In Cleveland, in the summer of 2015, thousands gathered under the banner of the Movement for Black Lives, a new coalition in the making that had been formed the previous December to wrestle with critical questions facing the nascent movement of which BLMGN, BYP100, Million Hoodies, and Dream Defenders were a part. The tight-knit Blackbird collective, aided by activists on the ground in Cleveland, was instrumental in pulling together the historic conference at Cleveland State University, which took place July 24–26, 2015. The convening involved representatives from dozens of organizations in the planning process—a process that was politically and logistically challenging. While many groups were invited to help plan the conference, participation was, not surprisingly, uneven. The gathering drew a diverse crowd of over two thousand Black people from around the country, including Mississippi organizers from the Malcolm X Grassroots Movement, who hosted a dynamic workshop on their Cooperation Jackson campaign to transform and liberate that historic city. Other attendees included Black food justice organizer Dara Cooper; Black and Puerto Rican activist and Green Party former vice presidential candidate Rosa Clemente; filmmaker Byron Hurt; Oakland journalist Margaret Prescod; contingents from Million Hoodies United, Dream Defenders, Southerners on New Ground, Project South, and the James and Grace Lee Boggs Center in Detroit; and a contingent of Ferguson protesters. There was also a dynamic workshop by Paris Hatcher, the creative force behind Black Feminist Futures Project, a volunteer collective that hosts “visioning salons,” to envision just futures, and media and cultural interventions that promote the leadership, empowerment, and amplified voices of Black women. Mariame Kaba of Project NIA and Page May with the We Charge Genocide collective facilitated a workshop about Chicago’s “Reparations Now!” campaign, a successful crusade that culminated in a city ordinance providing reparations to victims of police torture. Some veteran Black feminist activists from the 1980s and ’90s also showed up to lend support. There were at least two dozen members of the old Black Radical Congress present, as well as activists from INCITE! and Critical Resistance.
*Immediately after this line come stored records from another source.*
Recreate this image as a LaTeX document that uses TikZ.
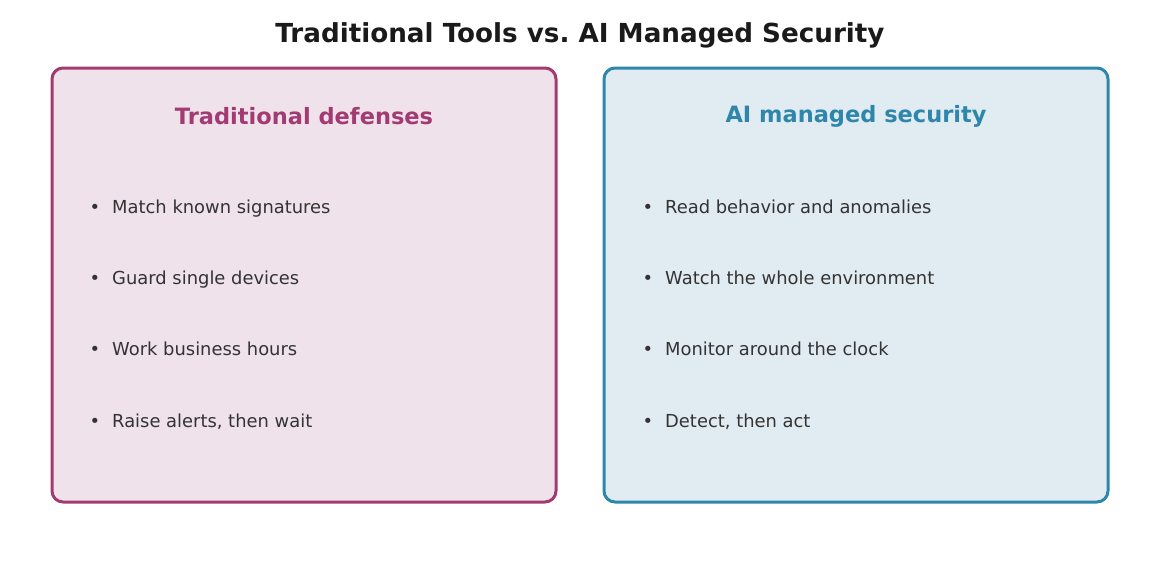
\documentclass[tikz,border=0pt]{standalone}
\usepackage{fontspec}
\setmainfont{DejaVu Sans}
\definecolor{magc}{HTML}{A23B72}
\definecolor{magf}{HTML}{F0E2EB}
\definecolor{bluc}{HTML}{2E86AB}
\definecolor{bluf}{HTML}{E1ECF2}
\definecolor{txt}{HTML}{333333}
\definecolor{ttl}{HTML}{1A1A1A}
\tikzset{
  panel/.style={line width=3pt, rounded corners=11pt},
  head/.style={font=\fontsize{22.5}{27}\selectfont\bfseries, anchor=center},
  item/.style={font=\fontsize{17.9}{21}\selectfont, text=txt, anchor=base west, inner sep=0pt},
  bul/.style={font=\fontsize{17.9}{21}\selectfont, text=txt, anchor=base, inner sep=0pt},
}
\begin{document}
\frenchspacing
\begin{tikzpicture}[x=1pt,y=-1pt]
\useasboundingbox (0,0) rectangle (1160,571);
\node[font=\fontsize{26.2}{31}\selectfont\bfseries, text=ttl] (title) at (580,35) {Traditional Tools vs.\ AI Managed Security};
\draw[panel, draw=magc, fill=magf] (52,68) rectangle (556,502);
\draw[panel, draw=bluc, fill=bluf] (604,68) rectangle (1108,502);
\node[head, text=magc] (lh) at (304,116) {Traditional defenses};
\node[head, text=bluc] (rh) at (856,116) {AI managed security};
\foreach \y/\t [count=\i] in {213/Match known signatures, 284/Guard single devices, 355/Work business hours, 427/{Raise alerts, then wait}} {
  \node[bul] (lb\i) at (95,\y) {•};
  \node[item] (l\i) at (112,\y) {\t};
}
\foreach \y/\t [count=\i] in {213/Read behavior and anomalies, 284/Watch the whole environment, 355/Monitor around the clock, 427/{Detect, then act}} {
  \node[bul] (rb\i) at (648,\y) {•};
  \node[item] (r\i) at (665,\y) {\t};
}
\end{tikzpicture}
\end{document}
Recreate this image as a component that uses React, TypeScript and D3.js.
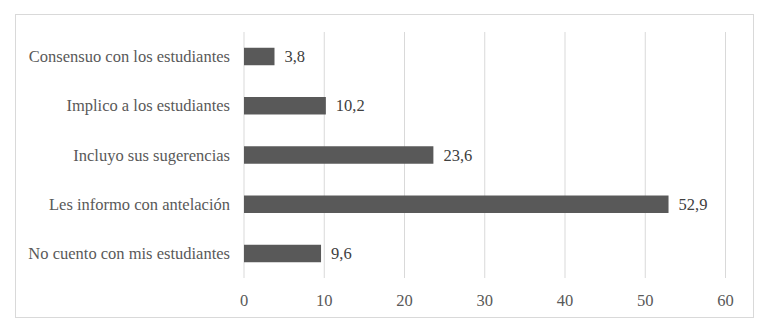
import * as d3 from "d3";
import { useEffect, useRef } from "react";

const categories = [
  "Consensuo con los estudiantes",
  "Implico a los estudiantes",
  "Incluyo sus sugerencias",
  "Les informo con antelación",
  "No cuento con mis estudiantes",
];
const values = [3.8, 10.2, 23.6, 52.9, 9.6];
const ticks = [0, 10, 20, 30, 40, 50, 60];

const App = () => {
  const ref = useRef<SVGSVGElement>(null);

  useEffect(() => {
    const plot = { left: 244, right: 725.5, top: 32, bottom: 278 };
    const font = "'Liberation Serif', serif";
    const fs = 16.5;

    const svg = d3.select(ref.current);
    svg.selectAll("*").remove();

    // chart frame
    svg.append("rect")
      .attr("x", 15.5).attr("y", 14.5)
      .attr("width", 738).attr("height", 303)
      .attr("fill", "white")
      .attr("stroke", "#d9d9d9");

    const x = d3.scaleLinear().domain([0, 60]).range([plot.left, plot.right]);
    const y = d3.scaleBand().domain(categories).range([plot.top, plot.bottom]).paddingInner(0.645).paddingOuter(0.32);

    // gridlines
    svg.append("g").selectAll("line").data(ticks).enter().append("line")
      .attr("x1", d => x(d)).attr("x2", d => x(d))
      .attr("y1", plot.top).attr("y2", plot.bottom)
      .attr("stroke", "#d9d9d9").attr("stroke-width", 1);

    // tick labels
    svg.append("g").selectAll("text").data(ticks).enter().append("text")
      .attr("x", d => x(d)).attr("y", 300)
      .attr("text-anchor", "middle").attr("dominant-baseline", "central")
      .attr("font-family", font).attr("font-size", fs)
      .attr("fill", "#595959")
      .text(d => d);

    // bars
    svg.append("g").selectAll("rect").data(values).enter().append("rect")
      .attr("x", x(0))
      .attr("y", (d, i) => y(categories[i])!)
      .attr("width", d => x(d) - x(0))
      .attr("height", y.bandwidth())
      .attr("fill", "#595959");

    // category labels
    svg.append("g").selectAll("text").data(categories).enter().append("text")
      .attr("x", plot.left - 14)
      .attr("y", d => y(d)! + y.bandwidth() / 2)
      .attr("text-anchor", "end").attr("dominant-baseline", "central")
      .attr("font-family", font).attr("font-size", fs)
      .attr("fill", "#595959")
      .text(d => d);

    // value labels
    svg.append("g").selectAll("text").data(values).enter().append("text")
      .attr("x", d => x(d) + 10)
      .attr("y", (d, i) => y(categories[i])! + y.bandwidth() / 2)
      .attr("dominant-baseline", "central")
      .attr("font-family", font).attr("font-size", fs)
      .attr("fill", "#404040")
      .text(d => d.toFixed(1).replace(".", ","));
  }, []);

  return (
    <svg ref={ref} width={772} height={330}
      style={{ position: "absolute", left: 0, top: 0, display: "block" }} />
  );
};

export default App;
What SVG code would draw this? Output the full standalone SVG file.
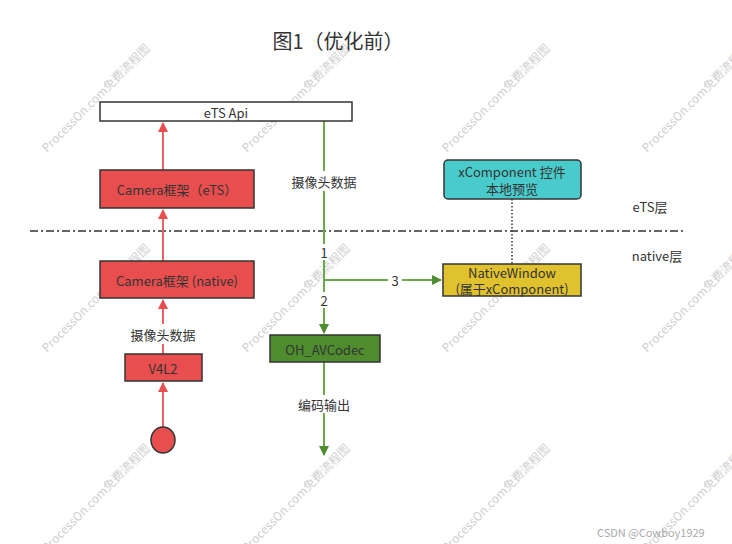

The emotional highlight of the Cleveland gathering was the opening session, which featured family members of and a photo tribute to dozens of victims of police violence. One by one, mothers, siblings, and children of those slain stepped forward and said the names of their loved ones, followed by “this is why I fight.” Many in the audience were visibly shaken and rose to applaud at the end of the session, often with tears streaming down their faces. There was also a people’s assembly, conducted with an audience of one thousand plus, led by Project South’s Ash-Lee Henderson, the new codirector of the legendary Highlander Center in Tennessee as of 2017. She walked the crowd through a list of statements, asking for affirmation to measure the level of consensus on some core principles that would guide M4BL going forward. At the end of the two-day gathering, some people left with a mood of hopeful anticipation about what would come next, while some, disappointed that there were not more concrete outcomes, still wondered what level of unity was possible.59 Echoing through the cavernous auditorium and energizing the crowd was the recorded sound of singer Kendrick Lamar’s popular tune “Alright.”
A smaller retreat was held a week later in upstate New York at the YWCA Conference Center, hosted by Alicia Garza and Linda Burnham of the National Domestic Workers Alliance under the banner “Now That We Got Love, What Are We Gonna Do?” The goal of that intergenerational gathering, which included civil rights movement icon Bob Moses, labor leader Gerry Hudson, movement elders Makani Themba and Jamala Rogers, and myself, as well as a hundred others, was to share analyses, try to make sense of the moment, and determine if a stronger consensus could be achieved among the diverse forces that had been assembled. It is important to note that Jamala and Makani played very special roles in the movement upsurge from the outset. Jamala was a central figure giving strategic advice and practical support in Ferguson, as a longtime St. Louis organizer. Makani was a national resource. Of her contribution, activist Ash-Lee Henderson says, “Makani Themba’s commitment to sharing the lessons of past liberation movements, her clarity of this current political movement and our positionality in it, and her revolutionary vision for the future of our people has made her a crucial support and wise sister-elder. Our strategies and relationships are stronger because of her commitment to our leadership, relationships, and our building of successful and impactful movements.”60 Stories were shared and relationships were deepened, but much more work remained.
A year later, the effects of the Ferguson uprising against racist state violence were still being felt throughout the state and the country, when the flagship campus of University of Missouri, ninety miles from Ferguson, erupted in protest over racist incidents on campus. The school, located in Columbia, Missouri, but commonly referred to as Mizzou, was the site of a prolonged hunger strike, a boycott of classes, a tent city encampment, and large boisterous demonstrations. Many of the student leaders at Mizzou had visited the Ferguson protests, and others had been inspired from a distance. An activist group formed on campus calling itself “Concerned Students 1950,” a reference to the year Black students were finally admitted to Mizzou. Ultimately, when the predominately Black football team refused to play (foreshadowing the heroic actions of professional football player Colin Kaepernick who “took a knee,” refusing to stand during the national anthem at games to protest racism and police violence) as a show of support for the protests, the university acceded to some of the students’ demands, and the president and chancellor were both forced to resign. The year before the major Mizzou protests, a group of young Black women activists had laid some of the political foundations that made the large mobilization possible. The 2015 Mizzou protests were the most visible campus actions, but there were smaller rallies, vigils, and direct actions in solidarity with and as a part of BLMM/M4BL took place on nearly eighty campuses throughout the country.61 An outgrowth of these disparate campus struggles was the formation of the Black Liberation Collective, a national network of Black student activists.62. In 2014–15 Missouri was a hub of resistance to anti-Black racism, influencing and inspiring political actions throughout the country. By the spring of 2015, Baltimore would become another center of protest.